Mais Je ferai le tour du monde est aussi un livre sur les déchirements et les combats qui ont parsemé sa carrière menée sous les feux des projecteurs. « J’ai eu des remords toute ma vie d’avoir laissé mes enfants [derrière pendant que je partais en reportage] », mentionne cette mère de deux enfants. Une identité de mère et une autre de journaliste internationale, qui étaient difficilement conciliables. « Mais je referais la carrière que j’ai faite, assure-t-elle aujourd’hui. On est non seulement mère quand on prend soin [de ses enfants] et qu’on fait des muffins, mais aussi quand on offre une image de quelqu’un qui s’accomplit. »
Comme plusieurs de ses collègues féminines, Alexandra Szacka a ouvert la voie à plusieurs autres femmes journalistes.

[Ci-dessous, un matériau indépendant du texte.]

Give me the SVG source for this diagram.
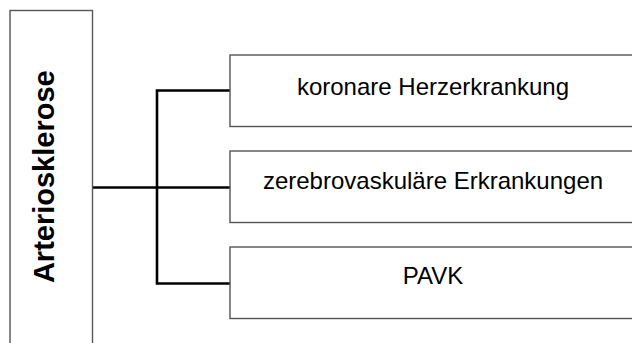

Mais les vents contraires ont parfois été tenaces, écrit-elle, en évoquant « un certain climat de misogynie » qui régnait à l’époque à Radio-Canada. « Cette atmosphère de boys’ club, de blagues salaces et de commentaires sexistes était plutôt la règle », détaille-t-elle dans ses mémoires en citant quelques noms au détour. « Mon éditeur m’a dit que ça n’avait aucun intérêt si j’enlevais les noms », spécifie-t-elle en entrevue.
« J’ai voulu raconter la vérité, c’est tout, poursuit-elle. Ce n’est pas une vengeance, parce que j’ai finalement réussi à faire la carrière que j’ai voulu faire. […] Mais ça a été un long combat pour y arriver. » Un combat également mené collectivement par les femmes journalistes des émissions d’affaires publiques de Radio-Canada, qui s’étaient aperçues au tournant des années 2000 qu’elles étaient moins bien payées que leurs collègues masculins. « Au XXIe siècle, dans une institution publique canadienne, financée à même les impôts des contribuables, on pratique une discrimination systématique envers les femmes ! » dénonce-t-elle par écrit.
Mais malgré les découragements et les doutes, l’ivresse du métier n’a jamais quitté la journaliste. Parce que la « vérité n’est pas qu’une question de croyance », écrit Alexandra Szacka, et que « la compréhension reste le dernier rempart contre le fanatisme, la haine et les injustices ».